Opinion
FOUR YEARS LATER
The only people entitled to ‘Ukraine fatigue’ are the Ukrainians
There is a familiar and troubling pattern in how distant crises are received: They arrive with urgency. They dominate the headlines. And then, gradually, they fade from view, not because they have ended, but because something newer, louder or more immediate has taken their place.
The plight of Ukrainians, living through a prolonged war they did not choose, has not been spared this fate, and it demands our continued attention.
sushytska/Adobe Stock
A family in a bomb shelter in Ukraine.
The war did not end when it slipped from the front page. Missiles did not stop falling because another emergency emerged, or because the world’s attention shifted, or because the story grew old. And yet Ukraine is increasingly spoken of as if prolonged suffering somehow diminishes with time, as though a crisis becomes less real once it is no longer new.
This is what people mean when they speak of “Ukraine fatigue.” They are not describing a change in the war. They are describing a change in themselves.
While the length of the war may have exhausted the world’s attention, it has exhausted Ukrainians.
Four years after Vladimir Putin launched his invasion, Ukraine still exists because Ukrainians chose to stay. They stayed when they were told Kyiv would fall within days. They stayed when the war was expected to end within weeks. They stayed as headlines thinned and attention drifted.
There is an uncomfortable truth embedded here. This war could have ended quickly. The simplest path to peace would have been for Ukrainians to give up. They could have accepted occupation, surrendered sovereignty and abandoned the idea that there should be a Ukraine at all. That option was always available. Ukrainians rejected it. They have paid for that decision with years of fear, loss and exhaustion.
A few weeks ago, I spent two days in Ukraine, visiting Kyiv in the heart of winter. Temperatures were well below zero. Electricity was rationed to just two or three hours a day after repeated attacks on power infrastructure left the electrical grid fragile. After nightfall, the city grew darker, not because life stopped, but because streetlights were turned off to conserve power and prevent total system failure.
This darkness is not metaphorical. It shapes daily life. It affects how people move, how safe they feel and how long they remain outside. It deepens isolation and sharpens fear.
Air alerts sounded without regard for time of day or night, warning of incoming drones or missiles. Even when there is advance notice, many people cannot respond in the way safety guidance assumes. Older adults. People with disabilities. Those living several flights up in buildings without elevators. How many times in a day can someone descend dark stairwells? How many times should they be expected to choose between safety and what their bodies will allow?
Over time, this constant vigilance becomes unsustainable. Many Ukrainians no longer respond to every alert, not because they believe the danger has passed, but because living in a permanent state of interruption makes ordinary life nearly impossible. This is not indifference. It is endurance.
And still, what persists is determination.

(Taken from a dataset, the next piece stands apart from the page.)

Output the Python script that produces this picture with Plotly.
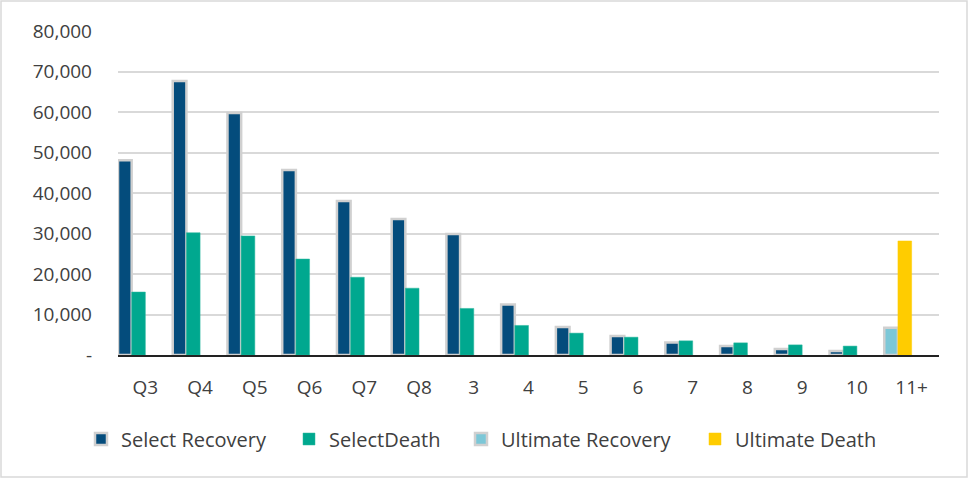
import plotly.graph_objects as go

categories = ["Q3", "Q4", "Q5", "Q6", "Q7", "Q8", "3", "4", "5", "6", "7", "8", "9", "10", "11+"]
select_recovery = [48100, 67650, 59750, 45700, 38000, 33600, 29900, 12500, 6900, 4700, 3100, 2200, 1500, 1000, None]
select_death = [15550, 30200, 29400, 23700, 19200, 16500, 11500, 7300, 5400, 4400, 3500, 3000, 2500, 2200, None]
ultimate_recovery = [None] * 14 + [6750]
ultimate_death = [None] * 14 + [28150]

y_tickvals = [0, 10000, 20000, 30000, 40000, 50000, 60000, 70000, 80000]
y_ticktext = ["-", "10,000", "20,000", "30,000", "40,000", "50,000", "60,000", "70,000", "80,000"]

FONT = "Open Sans"
W = 0.25

fig = go.Figure()
fig.add_trace(go.Bar(name="Select Recovery", x=categories, y=select_recovery,
                     marker=dict(color="#044C7C", line=dict(color="#D0D0D0", width=2.5)),
                     width=W, offset=-2 * W, legend="legend"))
fig.add_trace(go.Bar(name="SelectDeath", x=categories, y=select_death,
                     marker=dict(color="#00A88F", line=dict(color="#2DB89E", width=0.5)),
                     width=W, offset=-W, legend="legend2"))
fig.add_trace(go.Bar(name="Ultimate Recovery", x=categories, y=ultimate_recovery,
                     marker=dict(color="#7CC7D7", line=dict(color="#D0D0D0", width=2.5)),
                     width=W, offset=-2 * W, legend="legend3"))
fig.add_trace(go.Bar(name="Ultimate Death", x=categories, y=ultimate_death,
                     marker=dict(color="#FFCC00", line=dict(color="#FFCC00", width=0.5)),
                     width=W, offset=-W, legend="legend4"))

L, R, T, B = 118, 29, 31, 123
PW = 968 - L - R
PH = 478 - T - B


def leg(sym_center_px):
    return dict(orientation="h", xref="container", yref="container",
                x=(sym_center_px - 28) / 968, xanchor="left",
                y=(478 - 439) / 478, yanchor="middle",
                font=dict(family=FONT, size=20, color="#404040"),
                bgcolor="rgba(0,0,0,0)", itemwidth=30)


fig.update_layout(
    width=968, height=478,
    margin=dict(l=L, r=R, t=T, b=B, pad=0, autoexpand=False),
    paper_bgcolor="white", plot_bgcolor="white",
    font=dict(family=FONT, size=19, color="#404040"),
    barmode="overlay",
    showlegend=True,
    legend=leg(109),
    legend2=leg(317),
    legend3=leg(489),
    legend4=leg(723),
    xaxis=dict(type="category", categoryorder="array", categoryarray=categories,
               showgrid=False, showline=True, linecolor="#222222", linewidth=2,
               ticks="", ticklabelstandoff=14,
               tickfont=dict(family=FONT, size=19, color="#404040")),
    yaxis=dict(range=[0, 80000], tickvals=y_tickvals, ticktext=y_ticktext,
               showgrid=True, gridcolor="#D9D9D9", gridwidth=2,
               zeroline=False, showline=False, ticks="", ticklabelstandoff=25,
               tickfont=dict(family=FONT, size=19, color="#404040")),
    shapes=[dict(type="rect", xref="paper", yref="paper",
                 x0=(1 - L) / PW, x1=(967 - L) / PW,
                 y0=(T + PH - 477) / PH, y1=(T + PH - 1) / PH,
                 line=dict(color="#D9D9D9", width=1.5), fillcolor="rgba(0,0,0,0)",
                 layer="below")],
)

fig.write_html("out.html", config={"displayModeBar": False},
               post_script="document.body.style.margin='0';")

I met people living in apartments where windows had been blown out by nearby missile strikes, leaving homes exposed to brutal cold. I met mental health professionals carrying their own injuries and losses while helping others manage anxiety and grief. I met community leaders who gave up businesses and livelihoods to support civilians living closer to the front lines.
One of them is Maxim, who founded a nonprofit called Blagorob after the war began. Working with humanitarian partners, Blagorob delivers vital supplies for living, including generators, heating equipment and household essentials, to civilians who remain under constant threat near the front lines. This work is not dramatic. It does not lend itself to slogans. But it makes daily life possible.
Support for Ukraine today is not about urgency or novelty. It is about stamina. Organizations working alongside Ukrainians are repairing homes, providing winter support, offering trauma-informed mental health care and helping people adapt livelihoods so they can continue to support themselves and their families. This work is steady, practical and deeply human.
When people say they are tired of hearing about Ukraine, what they are really saying is that sustained attention has become inconvenient. But inconvenience is not the same as burden. Fatigue implies choice.
Ukrainians do not have that choice.
They cannot mute the alerts. They cannot opt out of winter. They cannot decide that the war has gone on long enough.
One day, this war will end. When it does, history will not be especially interested in who grew tired of paying attention. It will remember who remained engaged when attention no longer came easily, and who understood that solidarity is not measured by how loudly we speak at the beginning, but by how steadily we stay until the end.
And the only people who have earned the right to be tired are the Ukrainian people who never had the option to stop.
David Weisberg is the executive director of World Jewish Relief USA, which works alongside local partners to support people affected by conflict, displacement and disaster, in Ukraine and throughout the world.